:: Your task ::
Reproduce every entry that follows word for word, but omit the images.

--- Start Source records ---

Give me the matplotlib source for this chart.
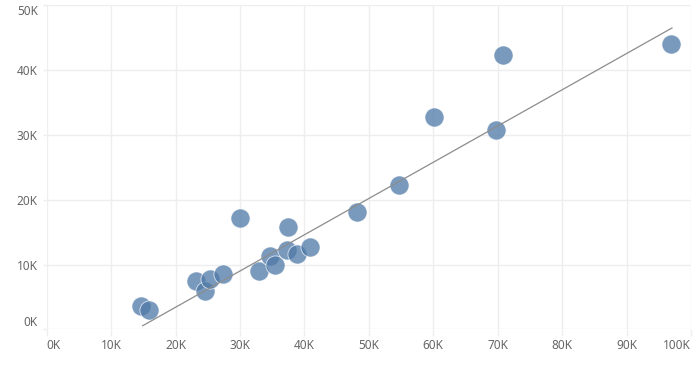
import matplotlib
matplotlib.use("Agg")
import matplotlib.pyplot as plt
from matplotlib.ticker import FuncFormatter

# values (thousands)
x_vals = [14.7, 15.9, 23.1, 24.5, 25.3, 27.3, 33.0, 34.6, 35.4, 37.3,
          38.8, 40.9, 30.0, 37.4, 48.1, 54.7, 60.1, 69.8, 70.8, 96.85]
y_vals = [3.6, 3.0, 7.5, 5.9, 7.7, 8.6, 8.95, 11.3, 9.9, 12.2,
          11.6, 12.7, 17.2, 15.8, 18.1, 22.3, 32.8, 30.8, 42.4, 44.1]

# trend line end points (thousands)
trend_x = [14.9, 97.05]
trend_y = [0.55, 46.5]

x_ticks = [0, 10, 20, 30, 40, 50, 60, 70, 80, 90, 100]
y_ticks = [0, 10, 20, 30, 40, 50]

plt.rcParams['font.family'] = ['Noto Sans', 'DejaVu Sans']

fig = plt.figure(figsize=(7, 3.65), dpi=100)
ax = fig.add_axes([46.7 / 700, 35.7 / 365, (691 - 46.7) / 700, (329.3 - 5.3) / 365])

ax.scatter(x_vals, y_vals, s=190, color='#4e79a7', alpha=0.75,
           edgecolors='white', linewidths=0.6, zorder=3)
ax.plot(trend_x, trend_y, color='#8c8c8c', linewidth=0.9, zorder=4)

ax.set_xlim(0, 100)
ax.set_ylim(0, 50)
ax.set_xticks(x_ticks)
ax.set_yticks(y_ticks)
fmt = FuncFormatter(lambda v, p: f"{int(v)}K")
ax.xaxis.set_major_formatter(fmt)
ax.yaxis.set_major_formatter(fmt)

ax.grid(True, color='#eeeeee', linewidth=1)
ax.set_axisbelow(True)
for s in ax.spines.values():
    s.set_visible(False)

ax.tick_params(axis='x', length=5, width=1, color='#eeeeee', pad=2,
               labelsize=8.5, labelcolor='#666666')
ax.tick_params(axis='y', length=3, width=1, color='#eeeeee', pad=3.5,
               labelsize=8.5, labelcolor='#666666')

# end labels sit inside the axis range
xl = ax.get_xticklabels()
xl[0].set_ha('left')
xl[-1].set_ha('right')
yl = ax.get_yticklabels()
yl[0].set_va('bottom')
yl[-1].set_va('top')

fig.savefig("out.png", dpi=100)
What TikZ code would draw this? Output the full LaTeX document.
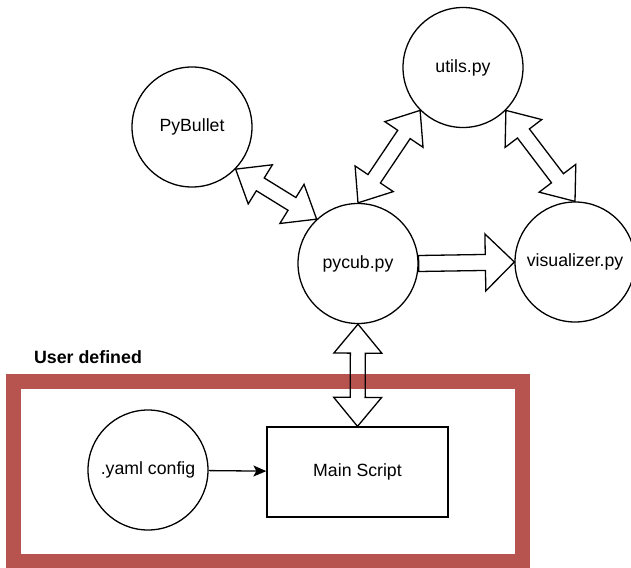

--- End Source records ---

:: Answer for this exercise ::
Give me the matplotlib source for this chart.
import matplotlib
matplotlib.use("Agg")
import matplotlib.pyplot as plt
from matplotlib.ticker import FuncFormatter

# values (thousands)
x_vals = [14.7, 15.9, 23.1, 24.5, 25.3, 27.3, 33.0, 34.6, 35.4, 37.3,
          38.8, 40.9, 30.0, 37.4, 48.1, 54.7, 60.1, 69.8, 70.8, 96.85]
y_vals = [3.6, 3.0, 7.5, 5.9, 7.7, 8.6, 8.95, 11.3, 9.9, 12.2,
          11.6, 12.7, 17.2, 15.8, 18.1, 22.3, 32.8, 30.8, 42.4, 44.1]

# trend line end points (thousands)
trend_x = [14.9, 97.05]
trend_y = [0.55, 46.5]

x_ticks = [0, 10, 20, 30, 40, 50, 60, 70, 80, 90, 100]
y_ticks = [0, 10, 20, 30, 40, 50]

plt.rcParams['font.family'] = ['Noto Sans', 'DejaVu Sans']

fig = plt.figure(figsize=(7, 3.65), dpi=100)
ax = fig.add_axes([46.7 / 700, 35.7 / 365, (691 - 46.7) / 700, (329.3 - 5.3) / 365])

ax.scatter(x_vals, y_vals, s=190, color='#4e79a7', alpha=0.75,
           edgecolors='white', linewidths=0.6, zorder=3)
ax.plot(trend_x, trend_y, color='#8c8c8c', linewidth=0.9, zorder=4)

ax.set_xlim(0, 100)
ax.set_ylim(0, 50)
ax.set_xticks(x_ticks)
ax.set_yticks(y_ticks)
fmt = FuncFormatter(lambda v, p: f"{int(v)}K")
ax.xaxis.set_major_formatter(fmt)
ax.yaxis.set_major_formatter(fmt)

ax.grid(True, color='#eeeeee', linewidth=1)
ax.set_axisbelow(True)
for s in ax.spines.values():
    s.set_visible(False)

ax.tick_params(axis='x', length=5, width=1, color='#eeeeee', pad=2,
               labelsize=8.5, labelcolor='#666666')
ax.tick_params(axis='y', length=3, width=1, color='#eeeeee', pad=3.5,
               labelsize=8.5, labelcolor='#666666')

# end labels sit inside the axis range
xl = ax.get_xticklabels()
xl[0].set_ha('left')
xl[-1].set_ha('right')
yl = ax.get_yticklabels()
yl[0].set_va('bottom')
yl[-1].set_va('top')

fig.savefig("out.png", dpi=100)
What TikZ code would draw this? Output the full LaTeX document.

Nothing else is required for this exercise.